Usage patterns of text phrases are important in a broad range of pursuits.  Some examples:

One way to approach analysis of text phrase usage is to use Markov analysis — the frequency with which sequences of words occur.  By extending the length of transition chains beyond the usual 2, this can detect repetition of entire phrases.  And because it analyzes a sequence of delimited tokens, it is insensitive to such physical text issues as line breaks, indentation, white space, etc.



Strategy

The following example uses an XTRAN rules file comprising 243 non-comment lines of "meta-code" (XTRAN's rules language) to analyze word phrases in text.

The rules took 4¼ hours to write and 4½ hours to debug.  (That's right, less than 9 hours total!)

The rules use an XTRAN content-addressable data base to store, organize, and tally the word transitions.

You can optionally specify, to the XTRAN rules, the following analysis controls via environment variables:

The XTRAN rules output, for each phrase that satisfied the analysis controls specified, a count of its occurrences, zero-filled for sorting, followed by the phrase itself.

The XTRAN rules used for this example are not specific to analyzing prose text; they can be used unchanged to analyze any sequence of delimited tokens.  So they effectively constitute a generalized Markov analysis engine.

How can such powerful and generalized analysis be automated in less than 9 hours and only 243 lines of rules?  Because there is so much capability already available as part of XTRAN's rules language.  The rules used for this example take advantage of the following functionality provided by that rules language:

The three scenarios that follow all use exactly the same rules, taking advantage of the controls described above to determine the nature of the analysis.

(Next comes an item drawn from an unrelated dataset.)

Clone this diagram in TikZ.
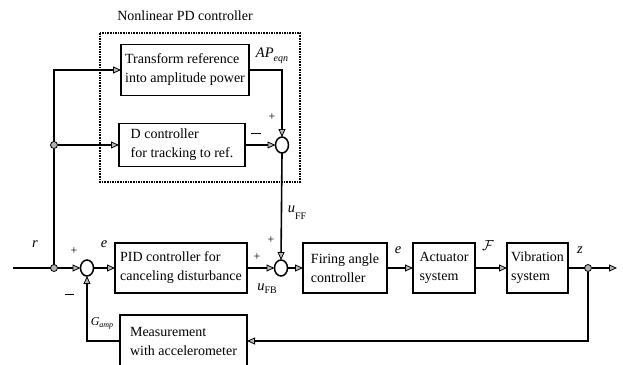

The input to and outputs from XTRAN are untouched.



Process Flowchart

Here is a flowchart for this process (which is the same for all three scenarios), in which the elements are color coded:

data flowchart

Common XTRAN Input

The text input to XTRAN for analysis is the same for all three scenarios:

This is a sample of prose we will process with XTRAN rules.  It spans a number
of lines, and has a few interesting words and phrases in it for the rules to
analyze.  The quick brown fox jumped over the lazy dog.  I regret that I have
but one life to give for my country.  Give me liberty or give me death.  A
penny saved is a penny earned.

Now we will repeat a few phrases to show how the XTRAN rules tally them.  A
penny saved is a penny earned.  I regret that I have but one life to give for
my country.  A penny not saved is a penny wasted.  The lazy dog woke up and
chased the quick brown fox away.  I regret that I have but one penny to give to
charity, but a penny is better than nothing.


Scenario 1 — Analyze Significant Word Pairs

In this scenario, we are interested in the occurrence of significant word pairs.  This is useful, for example, in analyzing patterns of adjectives and adverbs used to modify nouns and verbs.

To accomplish this, we tell the XTRAN rules to:



Input to XTRAN — words to ignore:

a       is      the
and     it      them
but     me      this
few     my      to
for     now     we
has     of      will
have    or      with
how     over
in      that

(By the way, we used XTRAN rules to format the list above into columns from its "one item per line" file.) 



Output from XTRAN:

0000001,sample prose
0000001,prose process
0000001,process xtran
0000002,xtran rules
0000001,spans number
0000001,number lines
0000001,interesting words
0000001,words phrases
0000001,phrases rules
0000001,rules analyze
0000002,quick brown
0000002,brown fox
0000001,fox jumped
0000001,jumped lazy
0000002,lazy dog
0000003,i regret
0000003,regret i
0000003,i one
0000002,one life
0000002,life give
0000002,give country
0000001,give liberty
0000001,liberty give
0000001,give death
0000002,penny saved
0000003,saved penny
0000002,penny earned
0000001,repeat phrases
0000001,phrases show
0000001,show xtran
0000001,rules tally
0000001,penny not
0000001,not saved
0000001,penny wasted
0000001,dog woke
0000001,woke up
0000001,up chased
0000001,chased quick
0000001,fox away
0000001,one penny
0000001,penny give
0000001,give charity
0000001,penny better
0000001,better than
0000001,than nothing


Scenario 2 — Analyze for Sequences of Interesting Words

In this scenario, we are interested in the occurrence of chains of specific words, ignoring all intervening words.  This is useful, for example, in analyzing the expression of concepts that are of interest, and that are typically described using well-known combinations of words.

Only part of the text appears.